Stem cell organoids to reveal new treatments for COVID-19

Mini lungs grown from stem cells have helped to better understand the mechanism of lung damage in COVID-19. The researchers were able to detail the mechanisms behind SARS-CoV-2 infection and early innate immune response in the lungs.

To date, there have been more than 40 million COVID-19 cases and nearly 1.13 million deaths worldwide. The main target tissues of SARS-CoV-2, the virus that causes COVID-19, especially in patients with pneumonia, appear to be alveoli – tiny spherical structures in the lungs where oxygen passes into the blood and removes carbon dioxide from blood.

To better understand how SARS-CoV-2 infects the lungs and causes disease, a team of scientists from the UK and South Korea turned to organoids – “mini-organs” grown in three dimensions to mimic the behavior of tissues and organs.

The team used tissue donated to a tissue bank at Royal Papworth Hospital to obtain specialized cells known as human lung alveolar type 2 cells. Then the development of these cells was reversed, reprogramming these cells back to their earlier ‘stem cell’ stage from which self-organizing alveolar-like three-dimensional structures were grown that mimic the basic tissue of the lung.

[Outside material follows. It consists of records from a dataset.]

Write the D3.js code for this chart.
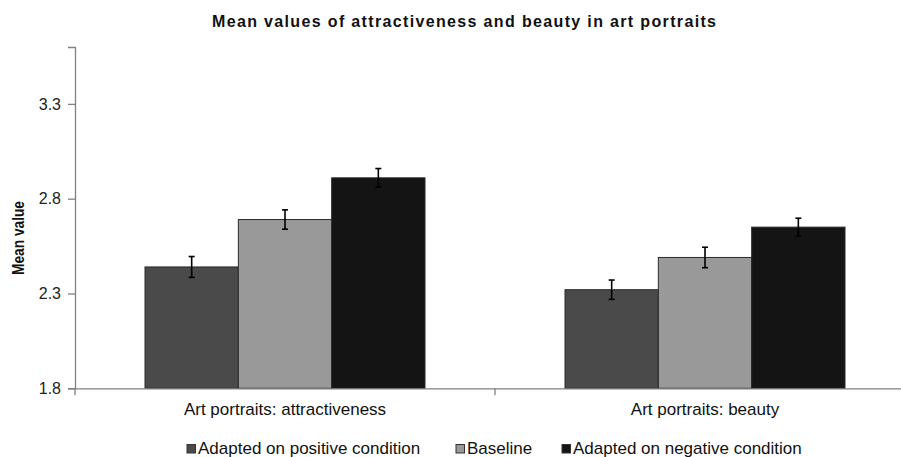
<!DOCTYPE html>
<html>
<head>
<meta charset="utf-8">
<script src="https://cdn.jsdelivr.net/npm/d3@7"></script>
<style>
  html, body { margin: 0; padding: 0; background: #fff; }
  svg { display: block; font-family: "Liberation Sans", Arial, sans-serif; }
</style>
</head>
<body>
<svg id="chart" width="901" height="457"></svg>
<script>
const title = "Mean values of attractiveness and beauty in art portraits";
const yLabel = "Mean value";
const categories = ["Art portraits: attractiveness", "Art portraits: beauty"];
const seriesNames = ["Adapted on positive condition", "Baseline", "Adapted on negative condition"];
const positiveValues = [2.44, 2.32];
const baselineValues = [2.69, 2.49];
const negativeValues = [2.91, 2.65];
const positiveErrors = [0.055, 0.051];
const baselineErrors = [0.051, 0.054];
const negativeErrors = [0.049, 0.047];
const yTicks = [1.8, 2.3, 2.8, 3.3];
const yDomain = [1.8, 3.6];
const colors = ["#4a4a4a", "#999999", "#141414"];

const seriesValues = [positiveValues, baselineValues, negativeValues];
const seriesErrors = [positiveErrors, baselineErrors, negativeErrors];

const svg = d3.select("#chart");
const mLeft = 75, mRight = 915, mTop = 47, mBottom = 388.3;

const y = d3.scaleLinear().domain(yDomain).range([mBottom, mTop]);
const x = d3.scaleBand().domain(categories).range([mLeft, mRight]).paddingInner(0).paddingOuter(0);
const bw = x.bandwidth();
const x1 = d3.scaleBand().domain(seriesNames).range([bw / 6, bw * 5 / 6]).padding(0);

// Title
svg.append("text")
  .attr("x", 212).attr("y", 27)
  .attr("font-size", 16).attr("font-weight", "bold")
  .attr("textLength", 504).attr("lengthAdjust", "spacing")
  .attr("fill", "#111")
  .text(title);

// Y axis
const yAxis = d3.axisLeft(y).tickValues(yTicks).tickFormat(d3.format(".1f")).tickSizeOuter(0).tickSize(7).tickPadding(7);
const gy = svg.append("g").attr("transform", `translate(${mLeft},0)`).call(yAxis);
gy.select(".domain").attr("stroke", "#808080").attr("stroke-width", 1.3);
gy.selectAll(".tick line").attr("stroke", "#808080").attr("stroke-width", 1.3);
gy.selectAll(".tick text").attr("font-size", 16).attr("fill", "#222").attr("font-family", "Liberation Sans, Arial, sans-serif");

// Bars
const data = [];
categories.forEach((c, ci) => {
  seriesNames.forEach((s, si) => {
    data.push({ c, s, si, v: seriesValues[si][ci], e: seriesErrors[si][ci] });
  });
});

const g = svg.append("g");
g.selectAll("rect.bar").data(data).join("rect")
  .attr("class", "bar")
  .attr("x", d => x(d.c) + x1(d.s))
  .attr("width", x1.bandwidth())
  .attr("y", d => y(d.v))
  .attr("height", d => y(yDomain[0]) - y(d.v))
  .attr("fill", d => colors[d.si])
  .attr("stroke", "#2a2a2a")
  .attr("stroke-width", 1);

// Error bars
const cap = 3;
const cx = d => x(d.c) + x1(d.s) + x1.bandwidth() / 2;
const eb = g.selectAll("g.err").data(data).join("g").attr("class", "err")
  .attr("stroke", "#000").attr("stroke-width", 1.6);
eb.append("line")
  .attr("x1", cx).attr("x2", cx)
  .attr("y1", d => y(d.v + d.e)).attr("y2", d => y(d.v - d.e));
eb.append("line")
  .attr("x1", d => cx(d) - cap).attr("x2", d => cx(d) + cap)
  .attr("y1", d => y(d.v + d.e)).attr("y2", d => y(d.v + d.e));
eb.append("line")
  .attr("x1", d => cx(d) - cap).attr("x2", d => cx(d) + cap)
  .attr("y1", d => y(d.v - d.e)).attr("y2", d => y(d.v - d.e));

// X axis
const xAxis = d3.axisBottom(x).tickSize(0).tickPadding(15);
const gx = svg.append("g").attr("transform", `translate(0,${mBottom})`).call(xAxis);
gx.select(".domain").attr("stroke", "#808080").attr("stroke-width", 1.3);
gx.selectAll(".tick text").attr("font-size", 17).attr("fill", "#111").attr("font-family", "Liberation Sans, Arial, sans-serif");
const boundaries = [mLeft, mLeft + bw, mRight];
gx.selectAll("line.bt").data(boundaries).join("line").attr("class", "bt")
  .attr("x1", d => d).attr("x2", d => d).attr("y1", 0).attr("y2", 7)
  .attr("stroke", "#808080").attr("stroke-width", 1.3);

// Y label
svg.append("text")
  .attr("transform", "translate(24,238) rotate(-90)")
  .attr("text-anchor", "middle")
  .attr("font-size", 16.5).attr("font-weight", "bold")
  .attr("textLength", 74).attr("lengthAdjust", "spacingAndGlyphs")
  .attr("fill", "#111")
  .text(yLabel);

// Legend
const legendX = [187, 456, 562];
const lg = svg.append("g");
const items = lg.selectAll("g").data(seriesNames).join("g")
  .attr("transform", (d, i) => `translate(${legendX[i]},0)`);
items.append("rect").attr("x", 0).attr("y", 444.5).attr("width", 8.5).attr("height", 8.5)
  .attr("fill", (d, i) => colors[i]).attr("stroke", "#333").attr("stroke-width", 1);
items.append("text").attr("x", 11).attr("y", 454)
  .attr("font-size", 17).attr("fill", "#111")
  .text(d => d);
</script>
</body>
</html>
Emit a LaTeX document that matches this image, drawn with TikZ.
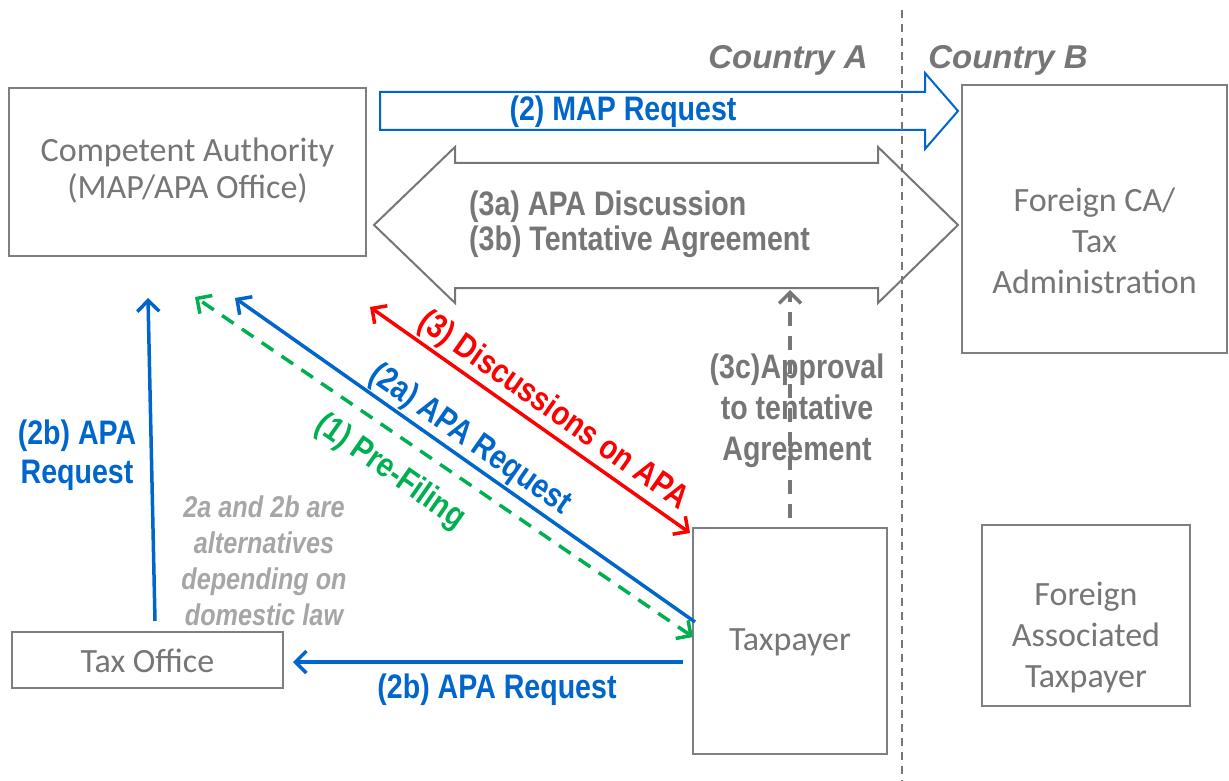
\documentclass[tikz,border=0pt]{standalone}
\usepackage{fontspec}
\setmainfont{Liberation Sans}
\newfontfamily\boxfont{Carlito}
\newfontfamily\narfont[FakeStretch=0.84]{Liberation Sans}
\usetikzlibrary{arrows.meta}
\definecolor{tblue}{RGB}{0,102,204}
\definecolor{tred}{RGB}{255,0,0}
\definecolor{tgreen}{RGB}{0,176,80}
\definecolor{tgray}{RGB}{118,118,118}
\definecolor{boxgray}{RGB}{127,127,127}
\definecolor{ltgray}{RGB}{166,166,166}
\begin{document}
\begin{tikzpicture}[x=1pt,y=-1pt,
  box/.style={draw=boxgray, line width=1.5pt, fill=white, inner sep=0pt},
  boxtext/.style={font=\boxfont\fontsize{34}{41}\selectfont, text=tgray, align=center, inner sep=0pt},
  lbl/.style={font=\narfont\bfseries\fontsize{34}{41}\selectfont, align=center, inner sep=0pt},
  ctry/.style={font=\bfseries\itshape\fontsize{33}{40}\selectfont, text=tgray, inner sep=0pt},
  tip/.style={-{Straight Barb[length=11pt,width=22pt]}},
  tips/.style={{Straight Barb[length=11pt,width=22pt]}-{Straight Barb[length=11pt,width=22pt]}},
  conn/.style={line width=3.5pt}
]
\useasboundingbox (0,0) rectangle (1229,781);

% block arrows
\draw[draw=tblue, line width=2pt, fill=white, line join=miter]
  (380,92) -- (925,92) -- (925,73) -- (958,111) -- (925,149) -- (925,130) -- (380,130) -- cycle;
\draw[draw=tgray, line width=2pt, fill=white, line join=miter]
  (374,225) -- (455,147) -- (455,163) -- (878,163) -- (878,147) -- (958,225)
  -- (878,303) -- (878,288) -- (455,288) -- (455,303) -- cycle;

% country divider
\coordinate (divtop) at (902,10);
\coordinate (divbot) at (902,781);
\draw[tgray, line width=1.5pt, dash pattern=on 8pt off 6pt] (divtop) -- (divbot);

% boxes
\node[box, minimum width=357pt, minimum height=168pt] (ca) at (187.5,172) {};
\node[boxtext, font=\boxfont\fontsize{34}{37}\selectfont] (caT) at (187.5,171) {Competent Authority\\(MAP/APA Office)};
\node[box, minimum width=265pt, minimum height=268pt] (fca) at (1094.5,219) {};
\node[boxtext] (fcaT) at (1094.5,241) {Foreign CA/\\Tax\\Administration};
\node[box, minimum width=271pt, minimum height=56pt] (to) at (147.5,660) {};
\node[boxtext] (toT) at (147.5,661) {Tax Office};
\node[box, minimum width=194pt, minimum height=226pt] (tp) at (790,641) {};
\node[boxtext] (tpT) at (790,642) {Taxpayer};
\node[box, minimum width=208pt, minimum height=181pt] (fat) at (1086,615.5) {};
\node[boxtext] (fatT) at (1086,638) {Foreign\\Associated\\Taxpayer};

% country labels
\node[ctry] (cA) at (788,60) {Country A};
\node[ctry] (cB) at (1008,60) {Country B};

% block arrow labels
\node[lbl, text=tblue] (mapL) at (623,112) {(2) MAP Request};
\node[lbl, text=tgray, align=left, anchor=west, font=\narfont\bfseries\fontsize{34}{35}\selectfont] (apaL) at (469,224) {(3a) APA Discussion\\(3b) Tentative Agreement};

% connector end points
\coordinate (redA) at (370,307);
\coordinate (redB) at (690,533);
\coordinate (bA) at (695,622);
\coordinate (bB) at (235,298);
\coordinate (gA) at (693,637);
\coordinate (gB) at (195,297);
\coordinate (vA) at (155,621);
\coordinate (vB) at (148,298);
\coordinate (hA) at (683,662);
\coordinate (hB) at (293,662);
\coordinate (dA) at (790,518);
\coordinate (dB) at (790,290);

% connectors
\draw[conn, tred, tips] (redA) -- (redB);
\draw[conn, tblue, tip] (bA) -- (bB);
\draw[conn, tgreen, tips, dash pattern=on 14pt off 10pt] (gA) -- (gB);
\draw[conn, tblue, tip] (vA) -- (vB);
\draw[conn, tblue, tip] (hA) -- (hB);
\draw[conn, tgray, tip, dash pattern=on 14pt off 10pt] (dA) -- (dB);

% connector labels
\node[lbl, text=tred, rotate=-35] (redL) at (553,411) {(3) Discussions on APA};
\node[lbl, text=tblue, rotate=-35] (bL) at (470,440) {(2a) APA Request};
\node[lbl, text=tgreen, rotate=-35] (gL) at (390,472) {(1) Pre-Filing};
\node[lbl, text=tblue, font=\narfont\bfseries\fontsize{34}{39}\selectfont] (vL) at (77,455) {(2b) APA\\Request};
\node[lbl, text=tblue] (hL) at (497,690) {(2b) APA Request};
\node[lbl, text=tgray] (dL) at (797,411) {(3c)Approval\\to tentative\\Agreement};
\node[font=\narfont\bfseries\itshape\fontsize{30}{36}\selectfont, text=ltgray, align=center, inner sep=0pt] (note) at (264,561) {2a and 2b are\\alternatives\\depending on\\domestic law};
\end{tikzpicture}
\end{document}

Dr Joo-Hyeon Lee, co-senior author of an article published in Cell Stem Cell, and a Group Leader at the Wellcome-MRC Cambridge Stem Cell Institute, University of Cambridge, said: “We still know surprisingly little about how SARS-CoV-2 infects the lungs and causes disease. Our approach has allowed us to grow 3D models of key lung tissue – in a sense, ‘mini-lungs’ – in the lab and study what happens when they become infected”.

The team infected the organoids with the SARS-CoV-2 strain from a South Korean patient who was diagnosed with COVID-19 after traveling to Wuhan, China, in January. Using a combination of fluorescence imaging and single cell DNA sequencing, the scientists were able to study the cells response to the virus.

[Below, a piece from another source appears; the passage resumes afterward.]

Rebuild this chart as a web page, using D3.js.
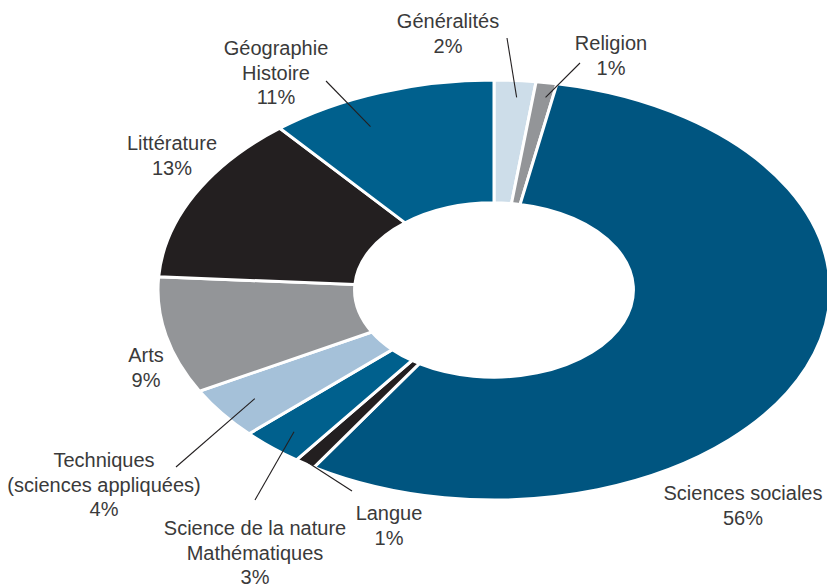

When three-dimensional models were exposed to SARS-CoV-2, the virus began to replicate rapidly, infecting all cells just six hours after infection. Replication allows the virus to spread throughout the body, infecting other cells and tissues.

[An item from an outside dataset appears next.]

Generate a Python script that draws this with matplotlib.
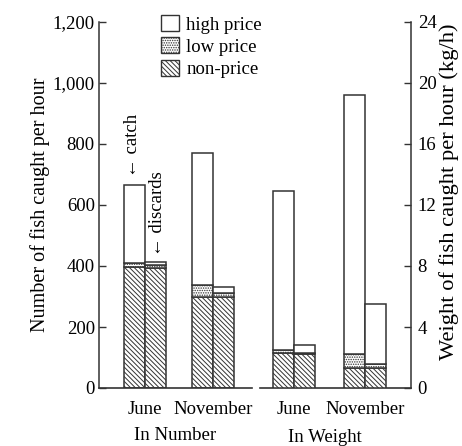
import matplotlib
matplotlib.use("Agg")
import matplotlib.pyplot as plt
from matplotlib.patches import Patch

plt.rcParams['font.family'] = ['Liberation Serif', 'DejaVu Serif']
plt.rcParams['hatch.linewidth'] = 0.7

# ---- data -------------------------------------------------------------
months = ["June", "November", "June", "November"]
panels = ["In Number", "In Weight"]

# number of fish caught per hour: [June, November]
num_catch_non = [398, 297]
num_catch_low = [11, 41]
num_catch_high = [257, 433]
num_disc_non = [394, 297]
num_disc_low = [9, 13]
num_disc_high = [9, 20]

# weight of fish caught per hour (kg/h): [June, November]
wt_catch_non = [2.29, 1.31]
wt_catch_low = [0.18, 0.92]
wt_catch_high = [10.44, 17.01]
wt_disc_non = [2.24, 1.33]
wt_disc_low = [0.05, 0.27]
wt_disc_high = [0.54, 3.92]

left_ticks = [0, 200, 400, 600, 800, 1000, 1200]
left_ticklabels = ["0", "200", "400", "600", "800", "1,000", "1,200"]
right_ticks = [0, 4, 8, 12, 16, 20, 24]

# ---- styling ----------------------------------------------------------
INK = "#333333"
FS = 13.5
HATCH_NON = "\\\\\\\\\\\\\\"
HATCH_LOW = "......."

fig = plt.figure(figsize=(4.62, 4.46), dpi=100)
ax = fig.add_axes([99 / 462, 58 / 446, 311.7 / 462, 366 / 446])
ax.set_xlim(0, 10)
ax.set_ylim(0, 1200)
ax2 = ax.twinx()
ax2.set_ylim(0, 24)

num_centers = [1.476, 3.667]
wt_centers = [6.256, 8.534]
w = 0.674


def stack(a, center, non, low, high, side):
    x = center + side * w / 2
    a.bar(x, non, w, facecolor="white", edgecolor=INK, linewidth=1.1,
          hatch=HATCH_NON)
    a.bar(x, low, w, bottom=non, facecolor="white", edgecolor=INK,
          linewidth=1.1, hatch=HATCH_LOW)
    a.bar(x, high, w, bottom=non + low, facecolor="white", edgecolor=INK,
          linewidth=1.1)


for i in range(2):
    stack(ax, num_centers[i], num_catch_non[i], num_catch_low[i],
          num_catch_high[i], -1)
    stack(ax, num_centers[i], num_disc_non[i], num_disc_low[i],
          num_disc_high[i], +1)
    stack(ax2, wt_centers[i], wt_catch_non[i], wt_catch_low[i],
          wt_catch_high[i], -1)
    stack(ax2, wt_centers[i], wt_disc_non[i], wt_disc_low[i],
          wt_disc_high[i], +1)

# spines
for s in ["top", "right", "bottom"]:
    ax.spines[s].set_visible(False)
for s in ["top", "left", "bottom"]:
    ax2.spines[s].set_visible(False)
ax.spines["left"].set_color(INK)
ax.spines["left"].set_linewidth(1.1)
ax2.spines["right"].set_color(INK)
ax2.spines["right"].set_linewidth(1.1)

# broken baseline between the two panels
ax.axhline(0, xmin=0, xmax=0.491, color=INK, linewidth=1.2, clip_on=False)
ax.axhline(0, xmin=0.517, xmax=1, color=INK, linewidth=1.2, clip_on=False)

ax.set_yticks(left_ticks)
ax.set_yticklabels(left_ticklabels)
ax.tick_params(axis="y", direction="in", length=5, width=1.0, color=INK,
               pad=3, labelsize=FS)
ax2.set_yticks(right_ticks)
ax2.tick_params(axis="y", direction="in", length=5, width=1.0, color=INK,
                pad=5, labelsize=FS)

ax.set_xticks(num_centers + wt_centers)
ax.set_xticklabels(months)
ax.tick_params(axis="x", length=0, pad=9, labelsize=FS)

ax.set_ylabel("Number of fish caught per hour", fontsize=14.5, labelpad=2)
fig.text(449 / 462, 1 - 192 / 446, "Weight of fish caught per hour (kg/h)",
         rotation=90, ha="center", va="center", fontsize=16.2)

fig.text(175 / 462, 1 - 436 / 446, panels[0], ha="center", va="center",
         fontsize=FS)
fig.text(325 / 462, 1 - 437 / 446, panels[1], ha="center", va="center",
         fontsize=FS)

# arrows marking the two bars of each pair
ax.text(1.09, 692, "\u2190 catch", rotation=90, ha="center", va="bottom",
        fontsize=FS)
ax.text(1.89, 433, "\u2190 discards", rotation=90, ha="center", va="bottom",
        fontsize=FS)

handles = [
    Patch(facecolor="white", edgecolor=INK, linewidth=1.0, label="high price"),
    Patch(facecolor="white", edgecolor=INK, linewidth=1.0, hatch=HATCH_LOW,
          label="low price"),
    Patch(facecolor="white", edgecolor=INK, linewidth=1.0, hatch=HATCH_NON,
          label="non-price"),
]
fig.legend(handles=handles, loc="upper left",
           bbox_to_anchor=(161 / 462, 1 - 15 / 446), frameon=False,
           handlelength=0.95, handleheight=0.95, handletextpad=0.4,
           labelspacing=0.2, borderpad=0, borderaxespad=0, fontsize=FS)

fig.savefig("out.png", dpi=100)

Around the same time, cells began to produce interferons – proteins that act as warning signals to neighboring cells, activating their antiviral defenses. After 48 hours, interferons triggered an innate immune response, the first line of defense, and the cells began to resist infection.

Sixty hours after infection, some of the alveolar cells began to disintegrate, which led to cell death and damage to the lung tissue.

Although the researchers observed changes in lung cells within three days of infection, clinical symptoms of COVID-19 rarely develop as quickly and can sometimes appear more than 10 days after infection.

The team believes there are several possible reasons for this. It can take several days from the first penetration of the virus into the upper respiratory tract to its entry into the alveoli. It may also be necessary to infect a certain number of alveolar cells to initiate further interaction with the immune system, leading to inflammation, before the patient develops the first symptoms.

“Based on our model we can tackle many unanswered key questions, such as understanding genetic susceptibility to SARS-CoV-2, assessing relative infectivity of viral mutants, and revealing the damage processes of the virus in human alveolar cells”, – said Dr Young Seok Ju, co-senior author, and an Associate Professor at Korea Advanced Institute of Science and Technology. “Most importantly, it provides the opportunity to develop and screen potential therapeutic agents against SARS-CoV-2 infection.”

“We hope to use our technique to grow these 3D models from cells of patients who are particularly vulnerable to infection, such as the elderly or people with diseased lungs, and find out what happens to their tissue”, – added Dr Lee.